Wednesday, July 02, 2008

further lessons in patience

I've been tracking down why a run of the rules engine on the Windows platform produced different results for a particular bill was different from Unix.

After debugging the problem, I tell the business peeps the same thing the other 2 developers have been saying for the past month:
  • I can't reproduce that unexpected behavior on Windows or Unix, using my builds or the official release builds.
  • Also like the other 2 devs, I tell them there's a bug in the code we need to fix. The unexpected behavior is actually the desired behavior and fixing the bug will result in the desired results all the time.
Through pure chance... I realize the order in which bills work their way through the system will affect the outcome of the regression test. If bill A is part of a claim X, and claim X has one or more bills that haven't yet been reprocessed at the time bill A is pulled out of the FIFO bill processing queue... when the rules engine queries the database for the bills that are part of claim X, the engine won't retrieve the yet-to-be-processed bills.

This fits a big symptom of our inconsistent results for this and other bills. We see an unexpected result, and we try to reproduce it after-the-fact... no luck.

I can finally reproduce the original problem, but only if I run the regression test prep scripts, and then manually process a handful of bills from the claim and leave some stuck in limbo.

I naively ask the person that runs the test suite, "I think I found the problem, but to confirm I need to look at the log files from the regression test run on Windows. Do we still have the logs?"

I'm told, "I don't know, I don't think there is one. We were told that on Windows the log files aren't produced consistently."

I look into it for 5 minutes. It turns out no one bothered to configure a log file in the INI file. So, no logs were produced.

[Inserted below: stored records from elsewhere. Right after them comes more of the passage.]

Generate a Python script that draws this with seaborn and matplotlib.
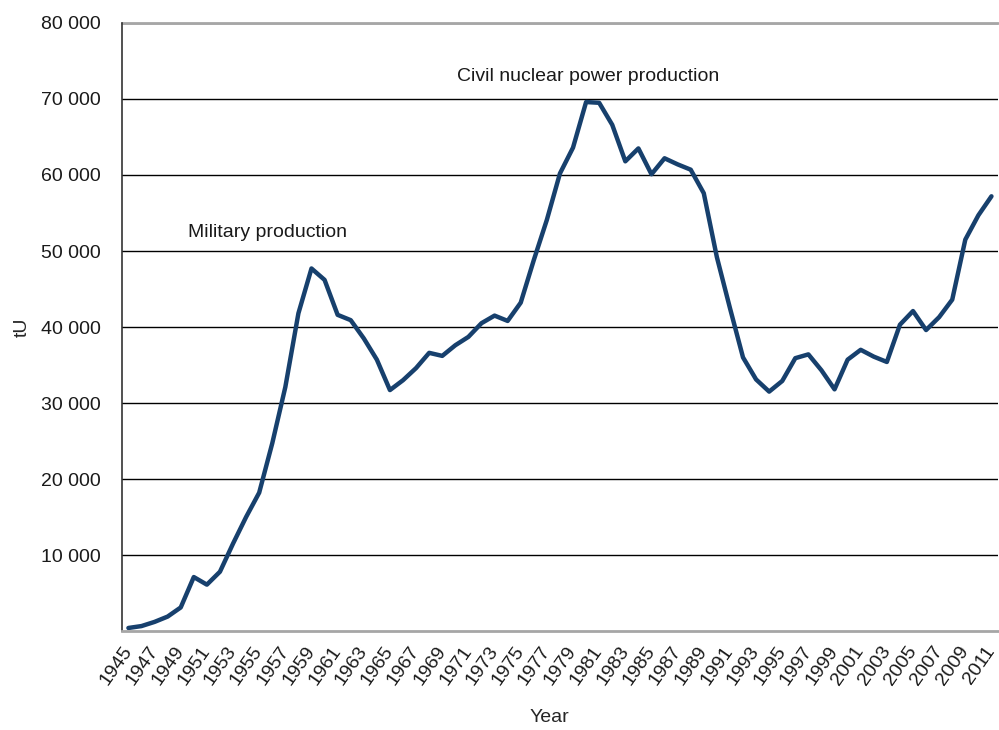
import matplotlib
matplotlib.use("Agg")
import matplotlib.pyplot as plt
import matplotlib.ticker as mticker
import seaborn as sns
import pandas as pd
import numpy as np

years = list(range(1945, 2012))
production = [
    400, 650, 1200, 1900, 3100, 7100, 6100, 7800, 11500, 15000,
    18200, 24700, 32100, 41800, 47700, 46200, 41600, 40900, 38500, 35700,
    31700, 33000, 34600, 36600, 36200, 37600, 38700, 40500, 41500, 40800,
    43200, 48800, 54100, 60200, 63600, 69600, 69500, 66600, 61800, 63500,
    60100, 62200, 61400, 60700, 57600, 49200, 42500, 36000, 33100, 31500,
    32900, 35900, 36400, 34300, 31800, 35700, 37000, 36100, 35400, 40300,
    42100, 39600, 41300, 43600, 51500, 54700, 57200,
]
annotations = ["Military production", "Civil nuclear power production"]
y_ticks = [10000, 20000, 30000, 40000, 50000, 60000, 70000, 80000]

df = pd.DataFrame({"Year": years, "tU": production})

sns.set_style("white")
plt.rcParams["font.family"] = ["Liberation Sans", "DejaVu Sans"]
plt.rcParams["text.color"] = "#1a1a1a"

FS = 14

fig = plt.figure(figsize=(9.99, 7.30), dpi=100)
ax = fig.add_axes([0.122, 0.1356, 0.877, 0.8329])

sns.lineplot(data=df, x="Year", y="tU", ax=ax, color="#17406D", linewidth=3.2)

ax.set_xlim(1944.5, 2011.5)
ax.set_ylim(0, 80000)

# gridlines
ax.set_yticks(y_ticks)
ax.yaxis.set_major_formatter(mticker.FuncFormatter(lambda v, p: f"{int(v):,}".replace(",", " ")))
ax.grid(axis="y", color="black", linewidth=1.0)
ax.set_axisbelow(True)
ax.tick_params(axis="y", direction="out", length=5, width=1, color="#333333",
               labelsize=FS, pad=10, labelcolor="#1a1a1a")

# x: labels at category centres, tick marks at boundaries
label_years = years[::2]
ax.set_xticks(label_years)
ax.set_xticklabels([str(y) for y in label_years], rotation=55, ha="right", va="center",
                   rotation_mode="anchor", fontsize=FS)
ax.tick_params(axis="x", which="major", length=0, pad=12, labelcolor="#1a1a1a")
ax.set_xticks(np.arange(1944.5, 2011.6, 2), minor=True)
ax.tick_params(axis="x", which="minor", direction="out", length=6, width=1.5, color="#a6a6a6")

for s in ["top", "right"]:
    ax.spines[s].set_visible(False)
ax.spines["left"].set_color("#333333")
ax.spines["left"].set_linewidth(1.2)
ax.spines["bottom"].set_color("#a6a6a6")
ax.spines["bottom"].set_linewidth(2)
ax.axhline(80000, color="#a6a6a6", linewidth=2, clip_on=False)

ax.set_ylabel("tU", fontsize=FS)
ax.yaxis.set_label_coords(-0.104, 0.5)
ax.set_xlabel("Year", fontsize=FS)
ax.xaxis.set_label_coords(0.4875, -0.128)

ax.text(1949.55, 52500, annotations[0], fontsize=FS, ha="left", va="center")
ax.text(1970.1, 73000, annotations[1], fontsize=FS, ha="left", va="center")

fig.savefig("out.png", dpi=100)
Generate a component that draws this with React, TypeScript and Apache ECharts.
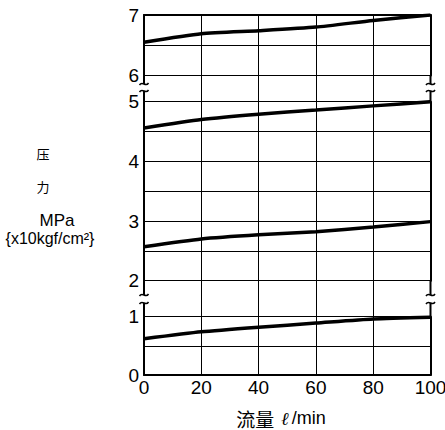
import React, { useEffect, useRef } from "react";
import * as echarts from "echarts";

// Flow rate (ℓ/min) at which the curves are read
const flow = [0, 20, 40, 60, 80, 100];
// Pressure curves (MPa)
const curve7 = [6.55, 6.69, 6.74, 6.8, 6.91, 7.0];
const curve5 = [4.56, 4.7, 4.79, 4.86, 4.93, 5.0];
const curve3 = [2.57, 2.7, 2.77, 2.82, 2.9, 2.99];
const curve1 = [0.62, 0.74, 0.82, 0.89, 0.96, 0.99];
// Visible pressure ranges of the broken axis (top, middle, bottom)
const rangeMin = [6, 2, 0];
const rangeMax = [7, 5, 1];
const xTitle = "流量";
const yTitleLines = ["压", "力"];
const yUnit = "MPa";
const yUnitAlt = "{x10kgf/cm²}";

const FONT = "'Liberation Sans', 'Noto Sans CJK SC', sans-serif";
const CJK = "'Noto Sans CJK SC', 'Liberation Sans', sans-serif";
const LEFT = 144;
const RIGHTX = 430.5;
const W = 445;
const H = 430;
const tops = [15, 101.7, 316.7];
const heights = [60.5, 179, 58.3];

const pairs = (ys: number[]) => flow.map((x, i) => [x, ys[i]]);

export default function App() {
  const ref = useRef<HTMLDivElement>(null);
  useEffect(() => {
    document.body.style.margin = "0";
    const chart = echarts.init(ref.current!, undefined, { renderer: "svg" });

    const grids: any[] = tops.map((t, i) => ({
      left: LEFT,
      width: RIGHTX - LEFT,
      top: t,
      height: heights[i],
      containLabel: false,
      outerBoundsMode: "none",
    }));
    grids.push({
      left: LEFT,
      width: RIGHTX - LEFT,
      top: tops[0],
      height: tops[2] + heights[2] - tops[0],
      containLabel: false,
      outerBoundsMode: "none",
    });

    const xAxes: any[] = [0, 1, 2].map((i) => ({
      type: "value",
      gridIndex: i,
      min: 0,
      max: 100,
      interval: 20,
      position: i === 0 ? "top" : "bottom",
      axisLine: { show: i !== 1, lineStyle: { color: "#000", width: 2 } },
      axisTick: { show: false },
      splitLine: { show: false },
      axisLabel: {
        show: i === 2,
        color: "#000",
        fontSize: 19,
        fontFamily: FONT,
        margin: 3,
      },
    }));
    xAxes.push({
      type: "value",
      gridIndex: 3,
      min: 0,
      max: 100,
      interval: 20,
      axisLine: { show: false },
      axisTick: { show: false },
      axisLabel: { show: false },
      splitLine: {
        show: true,
        showMinLine: false,
        showMaxLine: false,
        lineStyle: { color: "#000", width: 1 },
      },
    });

    const yAxes: any[] = [];
    [0, 1, 2].forEach((i) => {
      yAxes.push({
        type: "value",
        gridIndex: i,
        min: rangeMin[i],
        max: rangeMax[i],
        interval: 0.5,
        position: "left",
        axisLine: { show: true, lineStyle: { color: "#000", width: 2 } },
        axisTick: { show: false },
        splitLine: { show: true, lineStyle: { color: "#000", width: 1 } },
        axisLabel: {
          color: "#000",
          fontSize: 19,
          fontFamily: FONT,
          margin: 5,
          formatter: (v: number) => (Number.isInteger(v) ? String(v) : ""),
        },
      });
      yAxes.push({
        type: "value",
        gridIndex: i,
        min: rangeMin[i],
        max: rangeMax[i],
        interval: 0.5,
        position: "right",
        axisLine: { show: true, lineStyle: { color: "#000", width: 2 } },
        axisTick: { show: false },
        splitLine: { show: false },
        axisLabel: { show: false },
      });
    });
    yAxes.push({ type: "value", gridIndex: 3, min: 0, max: 1, show: false });

    const lineSeries = (data: number[], grid: number) => ({
      type: "line",
      xAxisIndex: grid,
      yAxisIndex: grid * 2,
      data: pairs(data),
      smooth: 0.2,
      showSymbol: false,
      lineStyle: { color: "#000", width: 3.5 },
      z: 5,
    });

    // break marks
    const gaps = [
      { a: tops[0] + heights[0], b: tops[1], s1: 84, s2: 91 },
      { a: tops[1] + heights[1], b: tops[2], s1: 295, s2: 303 },
    ];
    const graphics: any[] = [];
    gaps.forEach((g) => {
      [LEFT, RIGHTX].forEach((x) => {
        graphics.push({
          type: "line",
          shape: { x1: x, y1: g.a, x2: x, y2: g.s1 },
          style: { stroke: "#000", lineWidth: 2 },
        });
        graphics.push({
          type: "line",
          shape: { x1: x, y1: g.s2, x2: x, y2: g.b },
          style: { stroke: "#000", lineWidth: 2 },
        });
        [g.s1, g.s2].forEach((y) =>
          graphics.push({
            type: "bezierCurve",
            shape: {
              x1: x - 4.5,
              y1: y + 1,
              cpx1: x - 1.5,
              cpy1: y - 4,
              cpx2: x + 1.5,
              cpy2: y + 4,
              x2: x + 4.5,
              y2: y - 1,
            },
            style: { stroke: "#000", lineWidth: 1.5, fill: null },
          })
        );
      });
    });
    const txt = (text: string, x: number, y: number, size: number, fam = FONT) => ({
      type: "text",
      x,
      y,
      style: {
        text,
        fill: "#000",
        font: `${size}px ${fam}`,
        align: "center",
        verticalAlign: "middle",
      },
    });
    graphics.push(txt(yTitleLines[0], 43, 153, 13, CJK));
    graphics.push(txt(yTitleLines[1], 43, 186, 13, CJK));
    graphics.push(txt(yUnit, 57, 220, 17));
    graphics.push(txt(yUnitAlt, 50, 238, 16));
    graphics.push({
      type: "text",
      x: 281,
      y: 418,
      style: {
        text: `{c|${xTitle}}  {b|ℓ} {a|/min}`,
        align: "center",
        verticalAlign: "middle",
        rich: {
          c: { fontSize: 19, fontFamily: CJK, fill: "#000", color: "#000" },
          a: { fontSize: 18, fontFamily: FONT, fill: "#000", color: "#000" },
          b: {
            fontSize: 18,
            fontFamily: "'DejaVu Serif', serif",
            fontStyle: "italic",
            fill: "#000",
            color: "#000",
          },
        },
      },
    });

    chart.setOption({
      animation: false,
      backgroundColor: "#fff",
      grid: grids,
      xAxis: xAxes,
      yAxis: yAxes,
      series: [
        lineSeries(curve7, 0),
        lineSeries(curve5, 1),
        lineSeries(curve3, 1),
        lineSeries(curve1, 2),
      ],
      graphic: graphics,
    });
    return () => chart.dispose();
  }, []);
  return <div ref={ref} style={{ width: W, height: H }} />;
}
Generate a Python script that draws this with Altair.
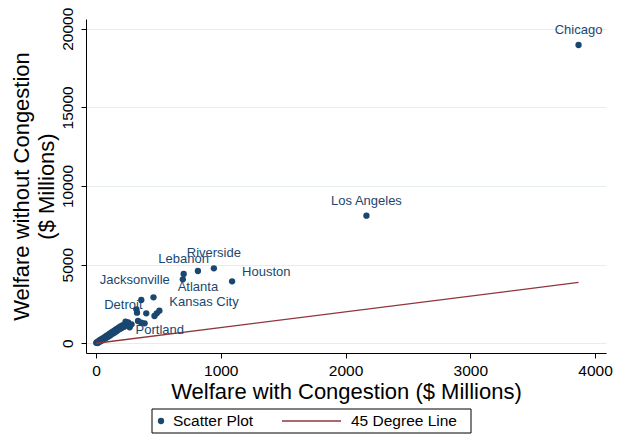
import altair as alt
import pandas as pd

# ---- data ----
city = ["Chicago", "Los Angeles", "Houston", "Riverside", "Atlanta", "Lebanon",
        "Jacksonville", "Kansas City", "Detroit", "Portland",
        "", "", "", "", "", "", "", "", "", "", "",
        "", "", "", "", "", "", "", "", "", "", "", "", "", "", "", "", "", "", "", "",
        "", "", "", "", "", "", "", "", "", "", "", "", "", "", "", "", "", "", ""]
wc = [3868, 2168, 1091, 945, 817, 703, 696, 508, 461, 237,
      363, 324, 329, 403, 487, 469, 337, 363, 390, 285, 192,
      2, 8, 12, 18, 22, 28, 33, 38, 42, 48, 52, 58, 62, 68, 72, 78, 82, 88, 92, 98,
      102, 108, 112, 118, 122, 128, 132, 138, 142, 148, 152, 158, 162, 168, 172, 178, 182, 188, 195]
wnc = [18964, 8112, 3941, 4768, 4597, 4405, 4069, 2072, 2924, 1373,
       2753, 2161, 1945, 1907, 1907, 1735, 1418, 1310, 1271, 1208, 954,
       30, 70, 20, 120, 60, 180, 110, 230, 160, 280, 200, 330, 250, 380, 300, 430, 350, 480, 400, 540,
       450, 590, 500, 640, 560, 700, 610, 750, 660, 800, 710, 860, 760, 910, 820, 970, 880, 1030, 930]
wc += [200, 208, 215, 222, 230, 240, 250, 265, 258, 270]
wnc += [1090, 990, 1150, 1040, 1200, 1110, 1260, 1180, 1330, 1020]
city += [""] * 10

legend_labels = ["Scatter Plot", "45 Degree Line"]
x_ticks = [0, 1000, 2000, 3000, 4000]
y_ticks = [0, 5000, 10000, 15000, 20000]

# ---- style ----
NAVY = "#1a476f"
MAROON = "#90353b"
FONT = "Liberation Sans"

df = pd.DataFrame({"city": city, "wc": wc, "wnc": wnc})
line_df = pd.DataFrame({"wc": [min(wc), max(wc)], "wnc": [min(wc), max(wc)]})

x_scale = alt.Scale(domain=[-80, 4088], nice=False, zero=False)
y_scale = alt.Scale(domain=[-617, 20617], nice=False, zero=False)

x_enc = alt.X("wc:Q", scale=x_scale,
              axis=alt.Axis(values=x_ticks, format="d", grid=False,
                            title="Welfare with Congestion ($ Millions)",
                            labelPadding=5, titlePadding=3))
y_enc = alt.Y("wnc:Q", scale=y_scale,
              axis=alt.Axis(values=y_ticks, format="d", grid=True,
                            title=["Welfare without Congestion", "($ Millions)"],
                            labelAngle=270, labelAlign="center", labelBaseline="bottom",
                            labelPadding=6, titlePadding=2, titleLineHeight=25))

points = alt.Chart(df).mark_circle(size=40, color=NAVY, opacity=1).encode(x=x_enc, y=y_enc)

line = alt.Chart(line_df).mark_line(color=MAROON, strokeWidth=1.3).encode(
    x=alt.X("wc:Q", scale=x_scale), y=alt.Y("wnc:Q", scale=y_scale))


def labels(names, align, dx, dy):
    return alt.Chart(df).transform_filter(
        alt.FieldOneOfPredicate(field="city", oneOf=names)
    ).mark_text(align=align, baseline="middle", dx=dx, dy=dy, fontSize=13,
                font=FONT, color=NAVY).encode(
        x=alt.X("wc:Q", scale=x_scale), y=alt.Y("wnc:Q", scale=y_scale), text="city:N")


lab_top = labels(["Chicago", "Los Angeles", "Riverside", "Lebanon"], "center", 0, -15)
lab_bottom = labels(["Atlanta"], "center", 0, 16)
lab_left = labels(["Jacksonville"], "right", -13, 1)
lab_upright = labels(["Houston", "Kansas City"], "left", 10, -9)
lab_downright = labels(["Portland"], "left", 10, 8)
lab_downleft = labels(["Detroit"], "right", -11, 8)

# ---- legend box below the plot ----
one = pd.DataFrame({"k": [0]})
LY = 402
leg_box = alt.Chart(one).mark_rect(fill="white", stroke="black", strokeWidth=1).encode(
    x=alt.value(66), x2=alt.value(385), y=alt.value(390), y2=alt.value(414))
leg_dot = alt.Chart(one).mark_circle(size=40, color=NAVY, opacity=1).encode(
    x=alt.value(75), y=alt.value(LY))
leg_line = alt.Chart(one).mark_rule(color=MAROON, strokeWidth=1.3).encode(
    x=alt.value(196), x2=alt.value(255), y=alt.value(LY))
leg_t1 = alt.Chart(one).mark_text(align="left", baseline="middle", fontSize=15.5,
                                  font=FONT, color="black").encode(
    x=alt.value(87), y=alt.value(LY), text=alt.value(legend_labels[0]))
leg_t2 = alt.Chart(one).mark_text(align="left", baseline="middle", fontSize=15.5,
                                  font=FONT, color="black").encode(
    x=alt.value(265), y=alt.value(LY), text=alt.value(legend_labels[1]))

chart = alt.layer(
    points, line, lab_top, lab_bottom, lab_left, lab_upright, lab_downright, lab_downleft,
    leg_box, leg_dot, leg_line, leg_t1, leg_t2
).properties(
    width=520, height=334,
    autosize=alt.AutoSizeParams(type="none"),
    padding={"left": 78, "top": 11, "right": 7, "bottom": 81},
    background="white",
).configure_view(stroke=None).configure_axis(
    labelFont=FONT, titleFont=FONT, labelFontSize=15.5, titleFontSize=22,
    titleFontWeight="normal", labelColor="black", titleColor="black",
    domainColor="black", tickColor="black", tickSize=5, domainWidth=1, tickWidth=1,
    gridColor="#e6edf0", gridWidth=1,
)

chart.save("out.html", embed_options={"renderer": "svg", "actions": False})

I'm dumbstruck. It's the latest in a long string of stupendous tales the previous developers have told the business people and test team. Lots of mythology around why the system acts oddly ... memory leaks, bad casts and pointer references, 'Windows can't do the log files', 'Windows sorts differently', 'You need to enter the password in all caps... No, not with the shift key, you have to enter it with CAPS LOCK'

WTF?

To be fair... I am hearing all these anecdotes second-hand and filtered through the non-technical team. But, taken as a whole I can't decide whether it lessens my confidence in the BAs and dev management, in that they couldn't successfully call the engineers on their bullshit... or if it just confirms my opinion that the engineers were lazy and outright lied about how things worked because they didn't want to take the time to correct the problems.